Deux ouvrages d’Henri Michaux, "L’infini Turbulent" et "Connaissance par les gouffres" sont à l’origine de ce projet. Les expériences menées par Michaux autour de substances psychotropes posent profondément la question de notre perception de la réalité et de notre capacité à nous en satisfaire. Lorsque Michaux glisse dans les mondes hallucinés, il nous livre de ses expérimentations une somme d’alternatives qui ne peuvent nous laisser indifférents. Car si nous sommes prétendument libres dans notre civilisation, libres soi-disant de percevoir le monde, ne serait-ce pas le contraire qui s’opère ?
Tous logés à la même enseigne d’une vie ultra numérisée, pilotée par les réseaux sociaux, les séries télévisées, les jeux vidéos, nous remplaçons peu à peu l’expérience du réel par une profusion constante des images. En réalité, le système dans lequel nous vivons nous impose de plus en plus de restrictions, surveille, analyse et traite nos moindres faits et gestes.
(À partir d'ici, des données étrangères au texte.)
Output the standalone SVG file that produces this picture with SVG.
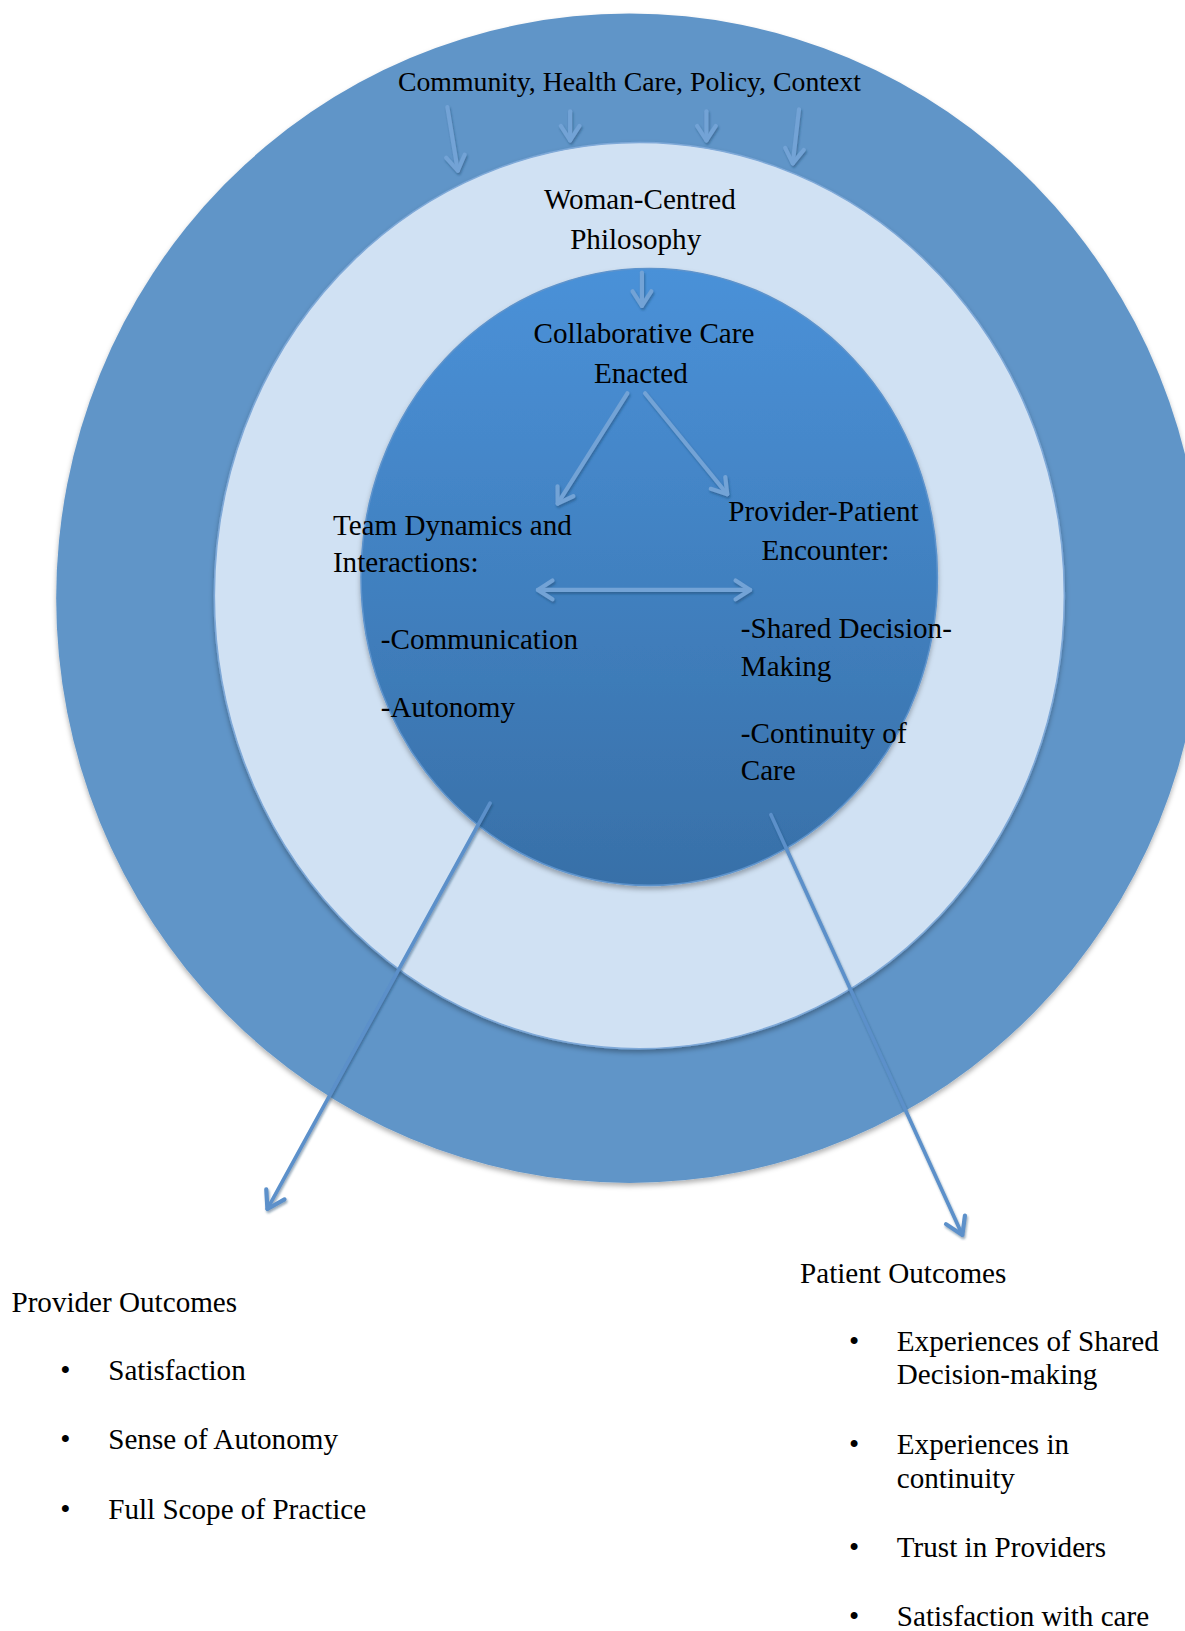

Dans cette joyeuse consommation généralisée de nos propres images, que reste t’il du réel ?
L’hallucination, telle que Michaux nous la livre, semble finalement autrement plus stimulante que cet état de dépendance que nous imposent les réseaux.
« L’hallucination est infiniment plus vraie que la vue de l’ordinaire réalité. La réalité, étant formée d’éléments et d’impressions contradictoires, est douteuse, divertissante, fragmentaire. Elle distrait. On la constate - (comme obstacle surtout). L’hallucination, elle, admirablement synergique, synthétique, « d’ensemble », correspondant parfaitement, sans bavure, sans trop ni trop peu, à l’image intérieure, ne peut être mise en doute, en question. — ADÉQUATE. »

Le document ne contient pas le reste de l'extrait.